For more information, see:
FastTree is an efficient implementation of the MART gradient boosting algorithm. Gradient boosting is a machine learning technique for regression problems. It builds each regression tree in a step-wise fashion, using a predefined loss function to measure the error for each step and corrects for it in the next. So this prediction model is actually an ensemble of weaker prediction models. In regression problems, boosting builds a series of such trees in a step-wise fashion and then selects the optimal tree using an arbitrary differentiable loss function.
MART learns an ensemble of regression trees, which is a decision tree with scalar values in its leaves. A decision (or regression) tree is a binary tree-like flow chart, where at each interior node one decides which of the two child nodes to continue to based on one of the feature values from the input. At each leaf node, a value is returned. In the interior nodes, the decision is based on the test x <= v where x is the value of the feature in the input sample and v is one of the possible values of this feature. The functions that can be produced by a regression tree are all the piece-wise constant functions.
The ensemble of trees is produced by computing, in each step, a regression tree that approximates the gradient of the loss function, and adding it to the previous tree with coefficients that minimize the loss of the new tree. The output of the ensemble produced by MART on a given instance is the sum of the tree outputs.
- In the case of a binary classification problem, the output is converted to a probability by using some form of calibration.
- In the case of a regression problem, the output is the predicted value of the function.
- In case of a ranking problem, the instances are ordered by the output value of the ensemble.
For more information, see:
The Tweedie boosting model follows the mathematics established in Insurance Premium Prediction via Gradient Tree-Boosted Tweedie Compound Poisson Models from Yang, Quan, and Zou.

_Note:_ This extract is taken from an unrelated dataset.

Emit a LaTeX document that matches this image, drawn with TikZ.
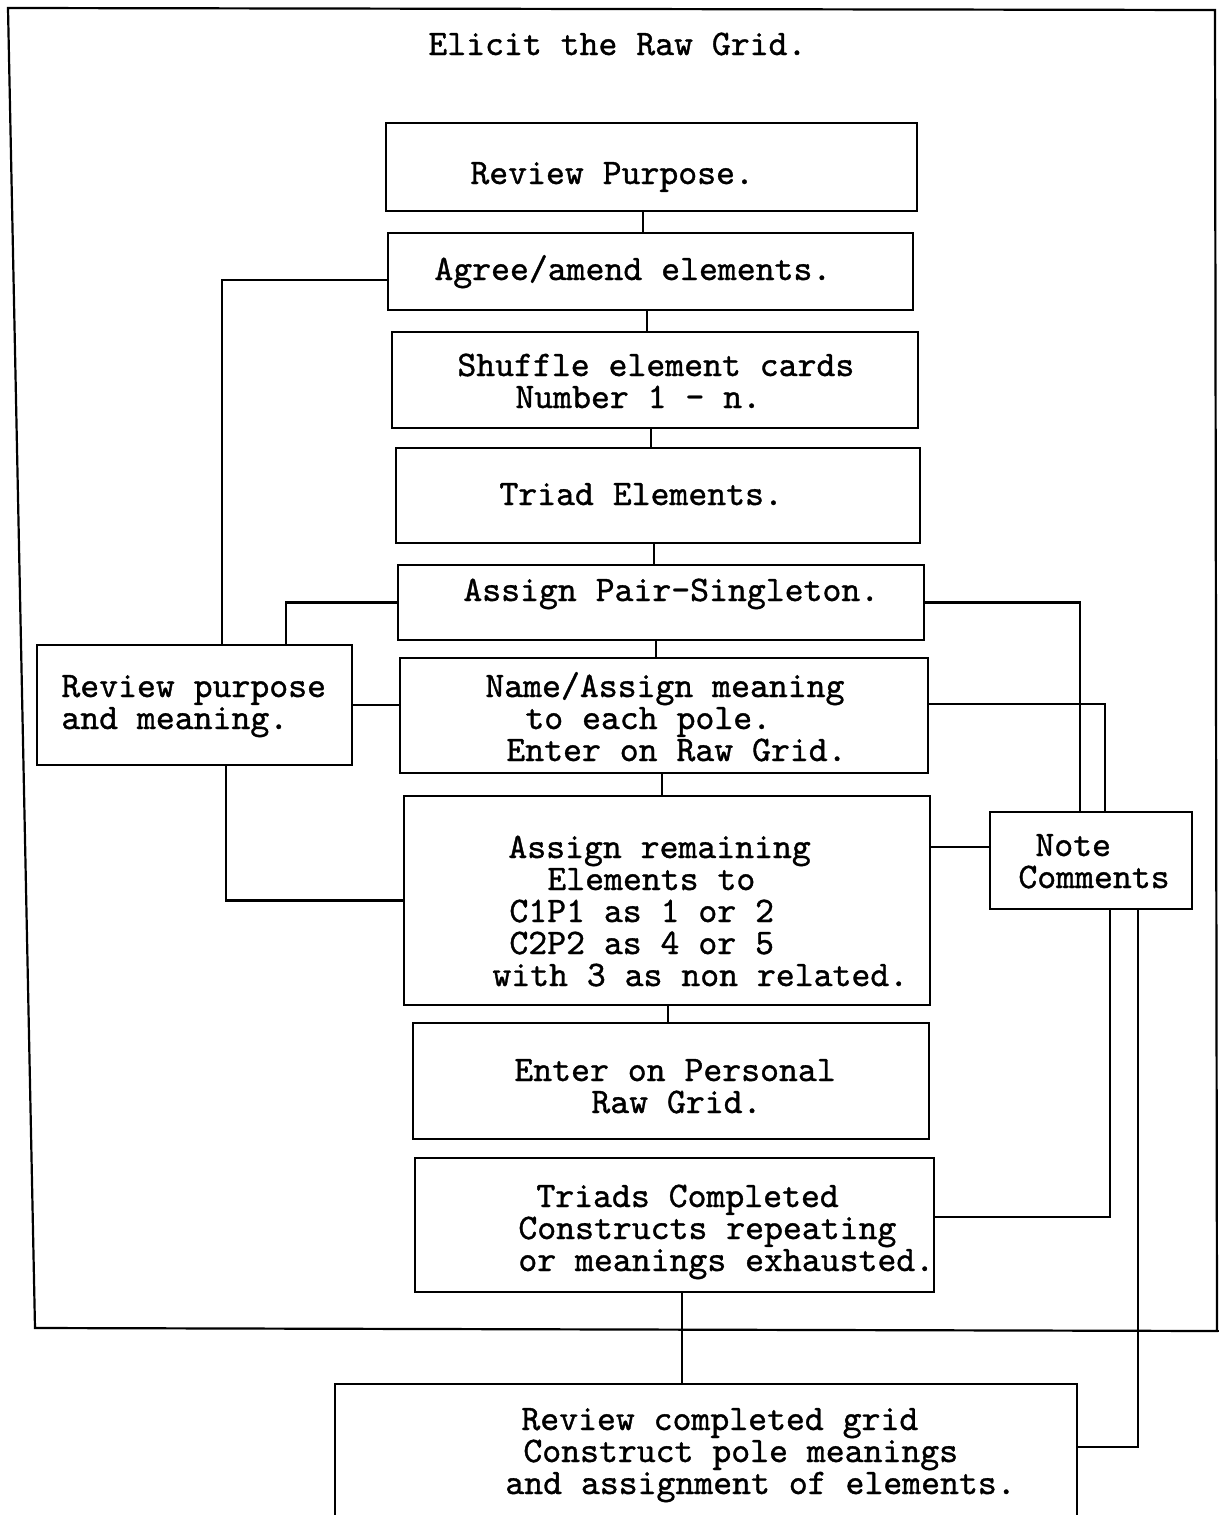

For an introduction to Gradient Boosting, and more information, see:
Generalized Additive Models, or GAMs, model the data as a set of linearly independent features similar to a linear model. For each feature, the GAM trainer learns a non-linear function, called a "shape function", that computes the response as a function of the feature's value. (In contrast, a linear model fits a linear response (e.g. a line) to each feature.) To score an input, the outputs of all the shape functions are summed and the score is the total value.
This GAM trainer is implemented using shallow gradient boosted trees (e.g. tree stumps) to learn nonparametric shape functions, and is based on the method described in Lou, Caruana, and Gehrke. "Intelligible Models for Classification and Regression." KDD'12, Beijing, China. 2012. After training, an intercept is added to represent the average prediction over the training set, and the shape functions are normalized to represent the deviation from the average prediction. This results in models that are easily interpreted simply by inspecting the intercept and the shape functions.
Stochastic gradient descent uses a simple yet efficient iterative technique to fit model coefficients using error gradients for convex loss functions. Online Gradient Descent (OGD) implements the standard (non-batch) stochastic gradient descent, with a choice of loss functions, and an option to update the weight vector using the average of the vectors seen over time (averaged argument is set to True by default).
Poisson regression is a parameterized regression method. It assumes that the log of the conditional mean of the dependent variable follows a linear function of the dependent variables. Assuming that the dependent variable follows a Poisson distribution, the regression parameters can be estimated by maximizing the likelihood of the obtained observations.
This trainer is based on the Stochastic Dual Coordinate Ascent (SDCA) method, a state-of-the-art optimization technique for convex objective functions. The algorithm can be scaled because it's a streaming training algorithm as described in a KDD best paper.
Convergence is underwritten by periodically enforcing synchronization between primal and dual variables in a separate thread. Several choices of loss functions are also provided such as hinge-loss and logistic loss. Depending on the loss used, the trained model can be, for example, support vector machine or logistic regression. The SDCA method combines several of the best properties such as the ability to do streaming learning (without fitting the entire data set into your memory), reaching a reasonable result with a few scans of the whole data set (for example, see experiments in this paper), and spending no computation on zeros in sparse data sets.
More details about the algorithms can be found at https://docs.microsoft.com/en-gb/dotnet/machine-learning/resources/tasks#regression
The minimum XMPro Data Stream version required for this Agent is 4.1.